Mar 23, 2005 - May 08, 2005
San Antonio, Tx, USA
Artpace: New Works: 05.1
by Elaine Wolff
Artpace: New Works: 05.1, curated by Victor Zamudio-Taylor, confronts the viewer with the power of ideology, identity, and society through the work of three artists who live in liminal states between cultures that are meeting like tectonic plates, sometimes subsuming, sometimes succumbing, but always combining in irrevocable new wholes. Zamudio-Taylor says that he is interested in the work of artists who live in physical and mental borderlands because that is increasingly the global human condition. Viewed from this perspective, individuals are constantly in the process of being liberated from the definitions of their birth culture but they may adopt in their place another, equally tyrannical, identity and ideology. And these transitioning individuals - or transitioning identities - comprise a new state of uncertainty and instability that drives at least as many people toward dogma as it does toward some limited liberation.

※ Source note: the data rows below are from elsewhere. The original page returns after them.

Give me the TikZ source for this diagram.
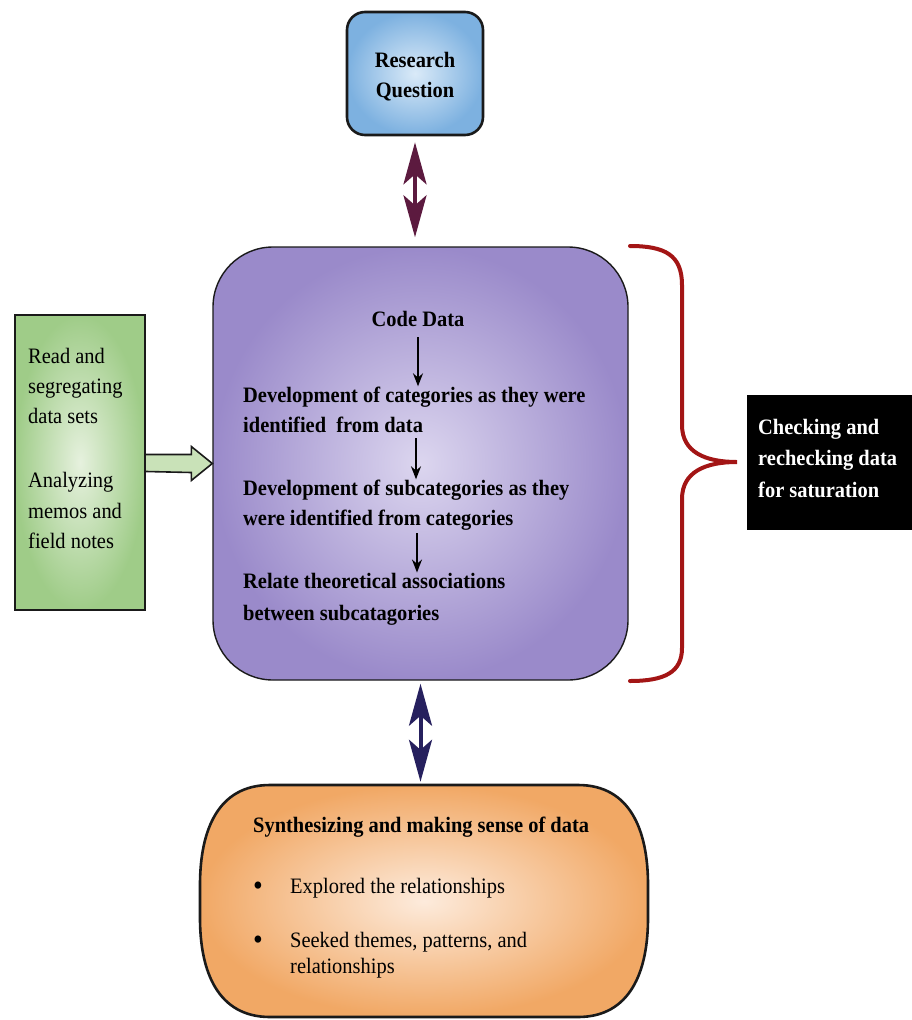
\documentclass[tikz,border=0pt]{standalone}
\usepackage{fontspec}
\setmainfont{Liberation Serif}[FakeStretch=0.93]
\usetikzlibrary{arrows.meta,shadings,calc}
\definecolor{bluein}{HTML}{DAEAF8}
\definecolor{blueout}{HTML}{7DB1E0}
\definecolor{purpin}{HTML}{DCD6EF}
\definecolor{purpout}{HTML}{9A8ACA}
\definecolor{greenin}{HTML}{E6F1DE}
\definecolor{greenout}{HTML}{9FCC88}
\definecolor{orangein}{HTML}{FDEBDC}
\definecolor{orangeout}{HTML}{F1A865}
\definecolor{maroonarr}{HTML}{5C1A3F}
\definecolor{navyarr}{HTML}{26205E}
\definecolor{bracered}{HTML}{A31515}
\definecolor{edge}{HTML}{1A1A1A}
\definecolor{garrowfill}{HTML}{C9E2B8}
\begin{document}
\begin{tikzpicture}[x=1pt,y=-1pt,
  every node/.style={inner sep=0pt, font=\fontsize{22}{30}\selectfont},
  bt/.style={font=\fontsize{22}{30}\selectfont\bfseries},
  rt/.style={font=\fontsize{22}{30}\selectfont},
  bul/.style={font=\fontsize{30}{30}\selectfont},
  wt/.style={font=\fontsize{22}{30}\selectfont\bfseries, text=white},
  rqbox/.style={draw=edge, line width=2.6pt, rounded corners=18pt, inner color=bluein, outer color=blueout},
  mainbox/.style={draw=edge, line width=1.4pt, rounded corners=60pt, inner color=purpin, outer color=purpout},
  gbox/.style={draw=edge, line width=2.2pt, inner color=greenin, outer color=greenout},
  bigarrow/.style={line width=4pt, {Stealth[length=42pt,width=23pt,inset=10pt]}-{Stealth[length=42pt,width=23pt,inset=10pt]}},
  shaft/.style={line width=4pt},
  smallarrow/.style={line width=1.8pt, -{Stealth[length=13pt,width=10pt]}}
]
\useasboundingbox (0,0) rectangle (912,1020);

% Research question
\node[rqbox, minimum width=136pt, minimum height=123pt] (rq) at (415,73.5) {};
\node[bt, anchor=base] (rq1) at (415,67) {Research};
\node[bt, anchor=base] (rq2) at (415,97) {Question};

% Main box
\node[mainbox, minimum width=415pt, minimum height=433pt] (main) at (420.5,463.5) {};
\node[bt, anchor=base] (code) at (418,326) {Code Data};
\node[bt, anchor=base west] (d1a) at (243,402) {Development of categories as they were};
\node[bt, anchor=base west] (d1b) at (243,432) {identified\ \ from data};
\node[bt, anchor=base west] (d2a) at (243,495) {Development of subcategories as they};
\node[bt, anchor=base west] (d2b) at (243,525) {were identified from categories};
\node[bt, anchor=base west] (d3a) at (243,588) {Relate theoretical associations};
\node[bt, anchor=base west] (d3b) at (243,620) {between subcatagories};
\coordinate (a1s) at (418,337);
\coordinate (a2s) at (416,438);
\coordinate (a3s) at (417,533);
\draw[smallarrow] (a1s) -- (a1s |- d1a.north);
\draw[smallarrow] (a2s) -- (a2s |- d2a.north);
\draw[smallarrow] (a3s) -- (a3s |- d3a.north);

% Green box
\node[gbox, minimum width=130pt, minimum height=295pt] (green) at (80,462.5) {};
\node[rt, anchor=base west] (g1) at (28,363) {Read and};
\node[rt, anchor=base west] (g2) at (28,393) {segregating};
\node[rt, anchor=base west] (g3) at (28,423) {data sets};
\node[rt, anchor=base west] (g4) at (28,487) {Analyzing};
\node[rt, anchor=base west] (g5) at (28,518) {memos and};
\node[rt, anchor=base west] (g6) at (28,548) {field notes};
\draw[draw=edge, line width=1.6pt, fill=garrowfill, line join=miter]
  ($(green.east)+(0,-8)$) -- ($(main.west)+(-21,-9)$) -- ($(main.west)+(-21,-17)$)
  -- (main.west) -- ($(main.west)+(-21,17)$) -- ($(main.west)+(-21,9)$)
  -- ($(green.east)+(0,9)$);

% Black box
\node[fill=black, minimum width=165pt, minimum height=135pt, anchor=north west] (chk) at (747,395) {};
\node[wt, anchor=base west] (c1) at (758,434) {Checking and};
\node[wt, anchor=base west] (c2) at (758,465) {rechecking data};
\node[wt, anchor=base west] (c3) at (758,497) {for saturation};

% Brace
\draw[bracered, line width=4pt, line cap=round]
  (630,246) .. controls (665,246) and (682,255) .. (682,285)
  -- (682,425) .. controls (682,452) and (705,462) .. (737,462)
  .. controls (705,462) and (682,472) .. (682,499)
  -- (682,648) .. controls (682,672) and (665,681) .. (630,681);

% Orange box
\node[minimum width=448pt, minimum height=232pt] (synth) at (424,901) {};
\path[draw=edge, line width=2.6pt, inner color=orangein, outer color=orangeout]
  (270,785) -- (578,785) .. controls (630,785) and (648,830) .. (648,885)
  -- (648,918) .. controls (648,972) and (630,1017) .. (578,1017)
  -- (270,1017) .. controls (218,1017) and (200,972) .. (200,918)
  -- (200,885) .. controls (200,830) and (218,785) .. (270,785) -- cycle;
\node[bt, anchor=base west] (s0) at (253,832) {Synthesizing and making sense of data};
\node[bul, anchor=base] (b1) at (258,895) {•};
\node[rt, anchor=base west] (s1) at (290,893) {Explored the relationships};
\node[bul, anchor=base] (b2) at (258,949) {•};
\node[rt, anchor=base west] (s2) at (290,947) {Seeked themes, patterns, and};
\node[rt, anchor=base west] (s3) at (290,973) {relationships};

% Big arrows
\draw[shaft, maroonarr, shorten <=20pt, shorten >=25pt] (rq.south) -- (rq.south |- main.north);
\draw[bigarrow, maroonarr, shorten <=6pt, shorten >=9pt] (rq.south) -- (rq.south |- main.north);
\draw[shaft, navyarr, shorten <=15pt, shorten >=15pt] (main.south) -- (main.south |- synth.north);
\draw[bigarrow, navyarr, shorten <=3pt, shorten >=3pt] (main.south) -- (main.south |- synth.north);
\end{tikzpicture}
\end{document}
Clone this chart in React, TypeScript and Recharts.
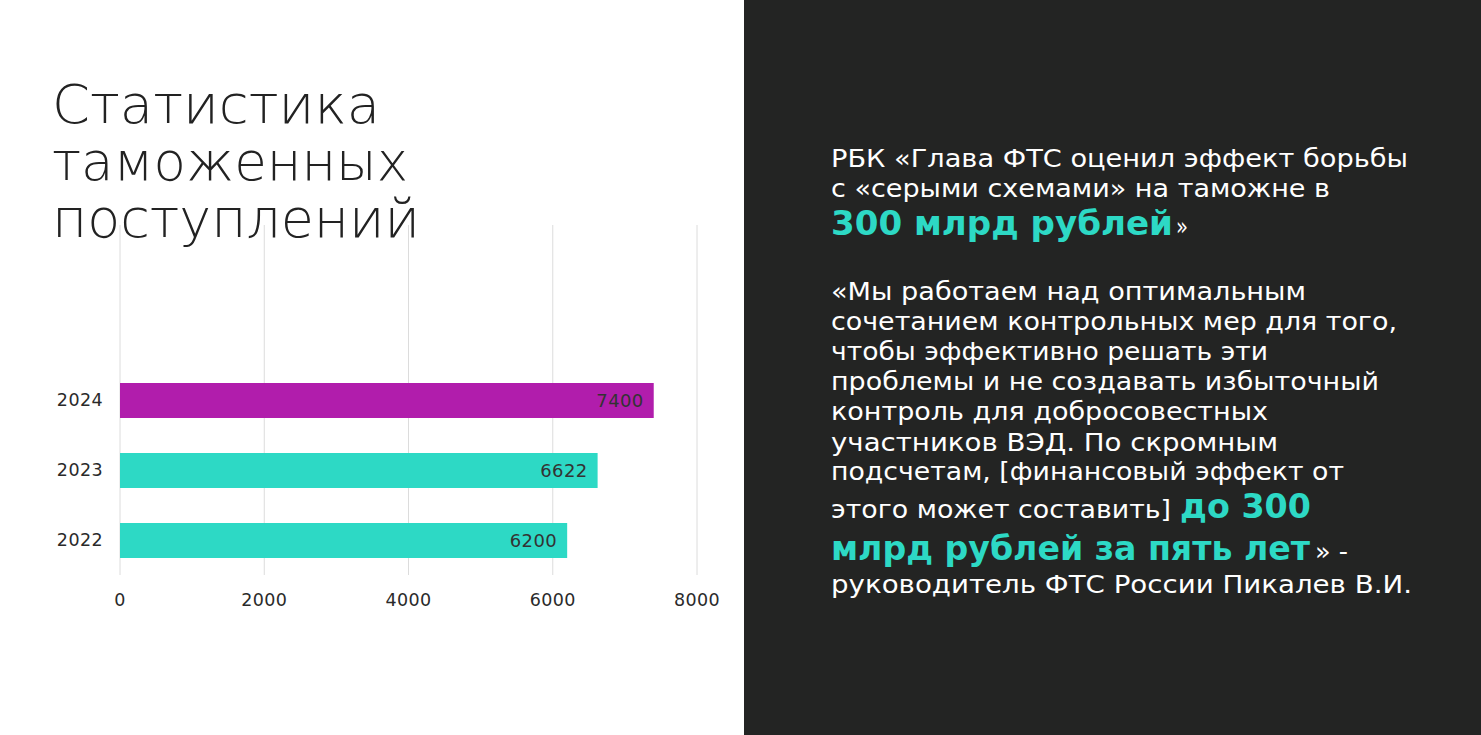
import React from "react";
import { Bar, BarChart, CartesianGrid, Cell, LabelList, XAxis, YAxis } from "recharts";

// two empty rows sit above the years, as in the slide
const years = ["", "", "2024", "2023", "2022"];
const revenue = [null, null, 7400, 6622, 6200];
const barColors = ["#2dd9c5", "#2dd9c5", "#b11dac", "#2dd9c5", "#2dd9c5"];
const xTicks = [0, 2000, 4000, 6000, 8000];

const data = years.map((year, i) => ({ year, value: revenue[i] }));

const TEAL = "#2dd9c5";
const FONT = "'DejaVu Sans', sans-serif";

// one line of slide text, stretched to the width it has in the original
function Line({ x, y, w, children, accent }: { x: number; y: number; w: number; children: string; accent?: boolean }) {
  return (
    <text
      x={x}
      y={y}
      textLength={w}
      lengthAdjust="spacingAndGlyphs"
      fill={accent ? TEAL : "#fff"}
      fontSize={accent ? 33 : 24}
      fontWeight={accent ? 700 : 400}
    >
      {children}
    </text>
  );
}

export default function App() {
  const axisTick = { fill: "#2a2a2a", fontSize: 17.5, fontFamily: FONT, letterSpacing: 0.4 };
  return (
    <div style={{ position: "absolute", left: 0, top: 0, width: 1481, height: 735, background: "#fff", overflow: "hidden", fontFamily: FONT }}>
      <div style={{ position: "absolute", left: 0, top: 0 }}>
        <BarChart layout="vertical" width={744} height={735} data={data} margin={{ top: 225, right: 47, bottom: 130, left: 0 }} barSize={35}>
          <CartesianGrid horizontal={false} stroke="#dcdcdc" />
          <XAxis type="number" domain={[0, 8000]} ticks={xTicks} axisLine={false} tickLine={false} tickMargin={13} height={30} tick={axisTick} />
          <YAxis type="category" dataKey="year" width={120} axisLine={false} tickLine={false} tickMargin={11} tick={axisTick} />
          <Bar dataKey="value" isAnimationActive={false}>
            {data.map((d, i) => (
              <Cell key={i} fill={barColors[i]} />
            ))}
            <LabelList dataKey="value" position="insideRight" offset={10} fill="#333" fontSize={18} fontFamily={FONT} letterSpacing={0.4} />
          </Bar>
        </BarChart>
      </div>

      <svg width={1481} height={735} style={{ position: "absolute", left: 0, top: 0, pointerEvents: "none" }}>
        <g fontFamily={FONT} fontWeight={200} fontSize={54} fill="#222">
          <text x={52} y={123} textLength={328} lengthAdjust="spacingAndGlyphs">Статистика</text>
          <text x={52} y={180} textLength={356} lengthAdjust="spacingAndGlyphs">таможенных</text>
          <text x={52} y={237} textLength={368} lengthAdjust="spacingAndGlyphs">поступлений</text>
        </g>
        <rect x={744} y={0} width={737} height={735} fill="#232423" />
        <g fontFamily={FONT}>
          <Line x={831} y={167} w={577}>РБК «Глава ФТС оценил эффект борьбы</Line>
          <Line x={831} y={197} w={499}>с «серыми схемами» на таможне в</Line>
          <Line x={831} y={235} w={342} accent>300 млрд рублей</Line>
          <Line x={1176} y={235} w={12}>»</Line>

          <Line x={831} y={300} w={475}>«Мы работаем над оптимальным</Line>
          <Line x={831} y={330} w={566}>сочетанием контрольных мер для того,</Line>
          <Line x={831} y={360} w={437}>чтобы эффективно решать эти</Line>
          <Line x={831} y={390} w={548}>проблемы и не создавать избыточный</Line>
          <Line x={831} y={420} w={437}>контроль для добросовестных</Line>
          <Line x={831} y={451} w={447}>участников ВЭД. По скромным</Line>
          <Line x={831} y={480} w={513}>подсчетам, [финансовый эффект от</Line>
          <Line x={831} y={518} w={340}>этого может составить]</Line>
          <Line x={1180} y={518} w={131} accent>до 300</Line>
          <Line x={831} y={560} w={479} accent>млрд рублей за пять лет</Line>
          <Line x={1315} y={560} w={33}>» -</Line>
          <Line x={831} y={593} w={581}>руководитель ФТС России Пикалев В.И.</Line>
        </g>
      </svg>
    </div>
  );
}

Los Angeles-based Daniel Joseph Martinez is the Thompson Submachine Gun of conceptual art: He fires so fast and frequently, and yet he’s remarkably accurate. The gallery notes for his Artpace exhibit, "A Meditation on the Possibility of Romantic Love or Where You Goin’ With That Gun In Your Hand, Bobby Seale and Huey Newton Discuss the Relationship Between Abstract Expressionism and Social Reality in Hitler’s Paintings," claim that he exposes common threads among various utopian ideologies, but in fact his deconstruction goes a step further and accomplishes something more profound and disturbing. Large, square canvases, thick with matte-white pigment line the room, each accompanied by excerpts from Hitler’s Mein Kampf on the need for idealism, the need to convert philosophy into action, the power of a crowd that has yet to force its philosophy into law. From the windows, small white silhouettes of former Black Panthers Newton and Seale watch the room, almost invisible. As the viewer moves close enough to the canvases to see the flaws in their surfaces, a critical clockwise reading of the text reveals how the human desire for philosophy and idealism engenders a system of will to power and enslavement. In the final analysis, Martinez’s installation argues, it is the human condition itself that is to be rebelled against. Conversations with Martinez confirm the sense one gets from his recent work that he is in the process of rejecting as many definitions that can be imposed on a human as he can. Yet, his spirit isn’t nihilist, and neither is this installation.